--- Start Entries supplied ---

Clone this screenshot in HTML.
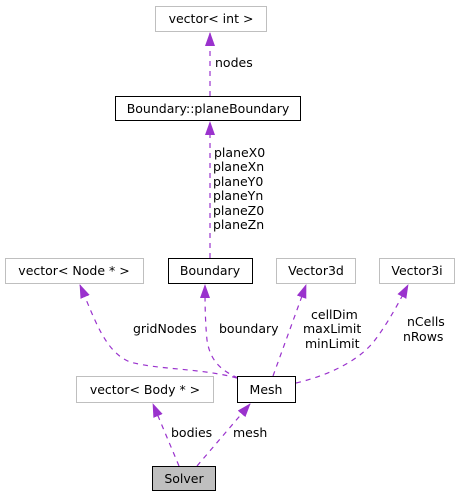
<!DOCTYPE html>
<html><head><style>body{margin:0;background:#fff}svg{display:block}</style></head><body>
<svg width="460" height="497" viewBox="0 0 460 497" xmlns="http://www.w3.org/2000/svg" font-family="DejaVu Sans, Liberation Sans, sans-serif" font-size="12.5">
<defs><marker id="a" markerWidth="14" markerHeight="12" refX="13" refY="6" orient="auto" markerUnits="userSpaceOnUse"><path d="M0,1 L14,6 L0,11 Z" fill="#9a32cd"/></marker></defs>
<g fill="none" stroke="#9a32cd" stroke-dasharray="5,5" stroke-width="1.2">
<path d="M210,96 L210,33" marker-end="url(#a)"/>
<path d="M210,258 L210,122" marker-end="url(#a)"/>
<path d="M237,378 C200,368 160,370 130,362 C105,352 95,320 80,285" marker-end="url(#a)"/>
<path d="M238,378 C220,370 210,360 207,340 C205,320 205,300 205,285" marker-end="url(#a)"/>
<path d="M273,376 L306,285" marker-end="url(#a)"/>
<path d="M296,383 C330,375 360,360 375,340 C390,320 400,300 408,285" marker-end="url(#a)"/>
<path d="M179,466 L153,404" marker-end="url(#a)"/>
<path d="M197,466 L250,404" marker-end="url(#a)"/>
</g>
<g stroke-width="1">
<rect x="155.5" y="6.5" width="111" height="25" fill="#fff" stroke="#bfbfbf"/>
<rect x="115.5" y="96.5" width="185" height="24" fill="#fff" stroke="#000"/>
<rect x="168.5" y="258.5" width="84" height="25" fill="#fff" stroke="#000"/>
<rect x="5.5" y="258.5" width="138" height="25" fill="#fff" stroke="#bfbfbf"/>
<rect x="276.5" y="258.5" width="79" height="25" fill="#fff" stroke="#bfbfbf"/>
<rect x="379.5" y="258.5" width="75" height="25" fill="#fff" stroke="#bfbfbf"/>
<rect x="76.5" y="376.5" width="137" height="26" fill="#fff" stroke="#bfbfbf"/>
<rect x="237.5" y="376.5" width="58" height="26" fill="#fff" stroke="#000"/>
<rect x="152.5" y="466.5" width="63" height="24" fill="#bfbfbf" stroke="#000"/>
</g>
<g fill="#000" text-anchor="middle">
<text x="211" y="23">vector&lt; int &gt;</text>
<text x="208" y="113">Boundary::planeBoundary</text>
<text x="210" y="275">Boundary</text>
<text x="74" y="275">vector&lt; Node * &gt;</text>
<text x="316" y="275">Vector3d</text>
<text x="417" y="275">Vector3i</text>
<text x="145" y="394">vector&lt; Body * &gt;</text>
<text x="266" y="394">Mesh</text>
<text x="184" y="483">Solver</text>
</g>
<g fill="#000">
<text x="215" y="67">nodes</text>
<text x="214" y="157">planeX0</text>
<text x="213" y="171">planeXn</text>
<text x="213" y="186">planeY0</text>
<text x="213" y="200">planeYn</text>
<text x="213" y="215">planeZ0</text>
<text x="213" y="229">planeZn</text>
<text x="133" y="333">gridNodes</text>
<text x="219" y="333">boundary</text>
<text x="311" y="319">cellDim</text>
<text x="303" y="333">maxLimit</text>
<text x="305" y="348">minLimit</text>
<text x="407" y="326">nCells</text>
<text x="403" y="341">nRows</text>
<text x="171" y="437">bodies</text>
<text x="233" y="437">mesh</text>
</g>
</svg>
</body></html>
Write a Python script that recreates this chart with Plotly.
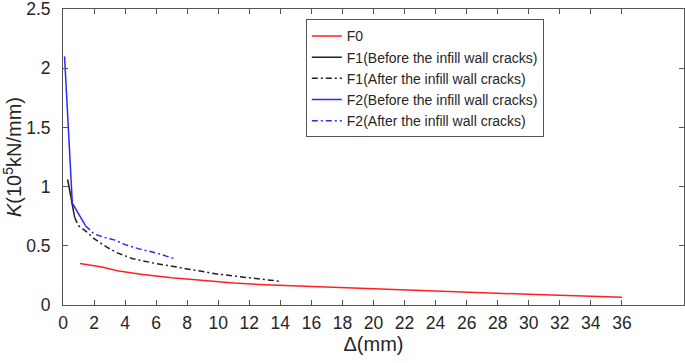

--- End Entries supplied ---

Without the pictures, output the full listing exactly as it stands.

Clone this screenshot in HTML.
<!DOCTYPE html>
<html><head><style>body{margin:0;background:#fff}svg{display:block}</style></head><body>
<svg width="460" height="497" viewBox="0 0 460 497" xmlns="http://www.w3.org/2000/svg" font-family="DejaVu Sans, Liberation Sans, sans-serif" font-size="12.5">
<defs><marker id="a" markerWidth="14" markerHeight="12" refX="13" refY="6" orient="auto" markerUnits="userSpaceOnUse"><path d="M0,1 L14,6 L0,11 Z" fill="#9a32cd"/></marker></defs>
<g fill="none" stroke="#9a32cd" stroke-dasharray="5,5" stroke-width="1.2">
<path d="M210,96 L210,33" marker-end="url(#a)"/>
<path d="M210,258 L210,122" marker-end="url(#a)"/>
<path d="M237,378 C200,368 160,370 130,362 C105,352 95,320 80,285" marker-end="url(#a)"/>
<path d="M238,378 C220,370 210,360 207,340 C205,320 205,300 205,285" marker-end="url(#a)"/>
<path d="M273,376 L306,285" marker-end="url(#a)"/>
<path d="M296,383 C330,375 360,360 375,340 C390,320 400,300 408,285" marker-end="url(#a)"/>
<path d="M179,466 L153,404" marker-end="url(#a)"/>
<path d="M197,466 L250,404" marker-end="url(#a)"/>
</g>
<g stroke-width="1">
<rect x="155.5" y="6.5" width="111" height="25" fill="#fff" stroke="#bfbfbf"/>
<rect x="115.5" y="96.5" width="185" height="24" fill="#fff" stroke="#000"/>
<rect x="168.5" y="258.5" width="84" height="25" fill="#fff" stroke="#000"/>
<rect x="5.5" y="258.5" width="138" height="25" fill="#fff" stroke="#bfbfbf"/>
<rect x="276.5" y="258.5" width="79" height="25" fill="#fff" stroke="#bfbfbf"/>
<rect x="379.5" y="258.5" width="75" height="25" fill="#fff" stroke="#bfbfbf"/>
<rect x="76.5" y="376.5" width="137" height="26" fill="#fff" stroke="#bfbfbf"/>
<rect x="237.5" y="376.5" width="58" height="26" fill="#fff" stroke="#000"/>
<rect x="152.5" y="466.5" width="63" height="24" fill="#bfbfbf" stroke="#000"/>
</g>
<g fill="#000" text-anchor="middle">
<text x="211" y="23">vector&lt; int &gt;</text>
<text x="208" y="113">Boundary::planeBoundary</text>
<text x="210" y="275">Boundary</text>
<text x="74" y="275">vector&lt; Node * &gt;</text>
<text x="316" y="275">Vector3d</text>
<text x="417" y="275">Vector3i</text>
<text x="145" y="394">vector&lt; Body * &gt;</text>
<text x="266" y="394">Mesh</text>
<text x="184" y="483">Solver</text>
</g>
<g fill="#000">
<text x="215" y="67">nodes</text>
<text x="214" y="157">planeX0</text>
<text x="213" y="171">planeXn</text>
<text x="213" y="186">planeY0</text>
<text x="213" y="200">planeYn</text>
<text x="213" y="215">planeZ0</text>
<text x="213" y="229">planeZn</text>
<text x="133" y="333">gridNodes</text>
<text x="219" y="333">boundary</text>
<text x="311" y="319">cellDim</text>
<text x="303" y="333">maxLimit</text>
<text x="305" y="348">minLimit</text>
<text x="407" y="326">nCells</text>
<text x="403" y="341">nRows</text>
<text x="171" y="437">bodies</text>
<text x="233" y="437">mesh</text>
</g>
</svg>
</body></html>
Write a Python script that recreates this chart with Plotly.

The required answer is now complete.